"""

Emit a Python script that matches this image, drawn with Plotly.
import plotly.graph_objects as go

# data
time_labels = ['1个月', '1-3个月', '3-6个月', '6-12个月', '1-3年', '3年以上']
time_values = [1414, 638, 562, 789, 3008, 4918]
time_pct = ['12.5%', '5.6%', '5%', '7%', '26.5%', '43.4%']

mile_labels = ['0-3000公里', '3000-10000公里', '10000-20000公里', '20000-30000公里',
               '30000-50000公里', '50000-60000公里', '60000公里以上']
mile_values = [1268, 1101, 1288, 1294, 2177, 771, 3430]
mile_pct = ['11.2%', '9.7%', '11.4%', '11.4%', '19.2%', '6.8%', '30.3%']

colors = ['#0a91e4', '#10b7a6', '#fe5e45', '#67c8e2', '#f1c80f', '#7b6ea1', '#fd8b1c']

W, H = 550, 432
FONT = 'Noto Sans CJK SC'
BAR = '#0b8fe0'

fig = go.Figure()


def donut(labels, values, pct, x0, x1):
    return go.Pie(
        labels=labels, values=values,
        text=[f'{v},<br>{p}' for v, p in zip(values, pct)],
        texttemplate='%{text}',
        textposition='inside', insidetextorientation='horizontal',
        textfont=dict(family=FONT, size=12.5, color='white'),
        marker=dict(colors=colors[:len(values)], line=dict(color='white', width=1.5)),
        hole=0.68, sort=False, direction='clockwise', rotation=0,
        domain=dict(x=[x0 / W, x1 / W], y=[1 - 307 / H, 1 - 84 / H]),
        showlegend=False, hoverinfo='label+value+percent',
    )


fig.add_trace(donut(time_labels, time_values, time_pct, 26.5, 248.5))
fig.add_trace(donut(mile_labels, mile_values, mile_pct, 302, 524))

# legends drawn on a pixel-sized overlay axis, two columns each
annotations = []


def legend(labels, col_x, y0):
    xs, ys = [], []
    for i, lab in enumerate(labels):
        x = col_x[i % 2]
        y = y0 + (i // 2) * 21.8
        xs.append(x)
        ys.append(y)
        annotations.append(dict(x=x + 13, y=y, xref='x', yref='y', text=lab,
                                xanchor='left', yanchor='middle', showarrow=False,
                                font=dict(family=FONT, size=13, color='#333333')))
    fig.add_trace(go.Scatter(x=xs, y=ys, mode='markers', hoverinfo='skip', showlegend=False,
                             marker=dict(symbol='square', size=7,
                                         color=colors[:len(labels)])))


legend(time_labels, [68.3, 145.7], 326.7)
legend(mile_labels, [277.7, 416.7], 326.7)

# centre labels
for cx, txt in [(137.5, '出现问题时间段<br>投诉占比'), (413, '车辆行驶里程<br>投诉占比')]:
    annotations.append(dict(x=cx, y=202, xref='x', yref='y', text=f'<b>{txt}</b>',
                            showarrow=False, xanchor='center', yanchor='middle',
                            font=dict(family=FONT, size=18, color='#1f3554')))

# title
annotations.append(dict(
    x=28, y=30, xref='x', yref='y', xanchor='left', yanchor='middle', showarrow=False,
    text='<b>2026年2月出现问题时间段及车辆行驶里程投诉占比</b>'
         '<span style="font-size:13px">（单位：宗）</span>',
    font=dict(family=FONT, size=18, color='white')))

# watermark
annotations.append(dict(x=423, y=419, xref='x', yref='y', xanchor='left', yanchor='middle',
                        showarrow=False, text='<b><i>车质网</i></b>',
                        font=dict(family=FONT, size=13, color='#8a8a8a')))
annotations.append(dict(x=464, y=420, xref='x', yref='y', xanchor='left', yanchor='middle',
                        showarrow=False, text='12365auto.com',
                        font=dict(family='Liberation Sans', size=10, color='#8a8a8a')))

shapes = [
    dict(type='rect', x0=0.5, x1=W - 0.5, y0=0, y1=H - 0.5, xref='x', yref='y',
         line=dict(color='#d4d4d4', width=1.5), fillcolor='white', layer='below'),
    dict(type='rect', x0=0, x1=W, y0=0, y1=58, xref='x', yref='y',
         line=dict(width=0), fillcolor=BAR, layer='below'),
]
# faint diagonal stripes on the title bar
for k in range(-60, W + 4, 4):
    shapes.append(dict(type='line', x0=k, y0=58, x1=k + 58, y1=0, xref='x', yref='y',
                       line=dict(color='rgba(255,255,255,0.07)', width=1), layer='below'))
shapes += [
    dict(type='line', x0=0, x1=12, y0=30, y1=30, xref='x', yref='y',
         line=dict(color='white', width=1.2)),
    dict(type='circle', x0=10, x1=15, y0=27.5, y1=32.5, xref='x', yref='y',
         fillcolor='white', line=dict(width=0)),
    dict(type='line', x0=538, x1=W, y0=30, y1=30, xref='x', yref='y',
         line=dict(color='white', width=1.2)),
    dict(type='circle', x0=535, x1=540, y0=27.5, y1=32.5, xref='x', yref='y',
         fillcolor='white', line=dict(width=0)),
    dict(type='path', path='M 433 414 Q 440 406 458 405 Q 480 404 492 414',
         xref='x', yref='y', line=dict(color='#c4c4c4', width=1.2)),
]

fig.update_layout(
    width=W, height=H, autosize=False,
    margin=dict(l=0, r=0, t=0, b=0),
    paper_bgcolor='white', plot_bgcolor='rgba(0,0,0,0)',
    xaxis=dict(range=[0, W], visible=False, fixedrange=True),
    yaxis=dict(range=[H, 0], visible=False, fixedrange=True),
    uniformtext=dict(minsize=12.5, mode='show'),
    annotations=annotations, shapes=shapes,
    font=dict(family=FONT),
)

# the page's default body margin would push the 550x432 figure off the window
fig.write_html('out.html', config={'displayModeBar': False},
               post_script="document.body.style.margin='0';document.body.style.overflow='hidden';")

"""

What the task asks — Exactly repeat the lines running from the top of the listing to the line bearing "annotations = []", both of those lines included, and only them.

Response to this exercise —
Emit a Python script that matches this image, drawn with Plotly.
import plotly.graph_objects as go

# data
time_labels = ['1个月', '1-3个月', '3-6个月', '6-12个月', '1-3年', '3年以上']
time_values = [1414, 638, 562, 789, 3008, 4918]
time_pct = ['12.5%', '5.6%', '5%', '7%', '26.5%', '43.4%']

mile_labels = ['0-3000公里', '3000-10000公里', '10000-20000公里', '20000-30000公里',
               '30000-50000公里', '50000-60000公里', '60000公里以上']
mile_values = [1268, 1101, 1288, 1294, 2177, 771, 3430]
mile_pct = ['11.2%', '9.7%', '11.4%', '11.4%', '19.2%', '6.8%', '30.3%']

colors = ['#0a91e4', '#10b7a6', '#fe5e45', '#67c8e2', '#f1c80f', '#7b6ea1', '#fd8b1c']

W, H = 550, 432
FONT = 'Noto Sans CJK SC'
BAR = '#0b8fe0'

fig = go.Figure()


def donut(labels, values, pct, x0, x1):
    return go.Pie(
        labels=labels, values=values,
        text=[f'{v},<br>{p}' for v, p in zip(values, pct)],
        texttemplate='%{text}',
        textposition='inside', insidetextorientation='horizontal',
        textfont=dict(family=FONT, size=12.5, color='white'),
        marker=dict(colors=colors[:len(values)], line=dict(color='white', width=1.5)),
        hole=0.68, sort=False, direction='clockwise', rotation=0,
        domain=dict(x=[x0 / W, x1 / W], y=[1 - 307 / H, 1 - 84 / H]),
        showlegend=False, hoverinfo='label+value+percent',
    )


fig.add_trace(donut(time_labels, time_values, time_pct, 26.5, 248.5))
fig.add_trace(donut(mile_labels, mile_values, mile_pct, 302, 524))

# legends drawn on a pixel-sized overlay axis, two columns each
annotations = []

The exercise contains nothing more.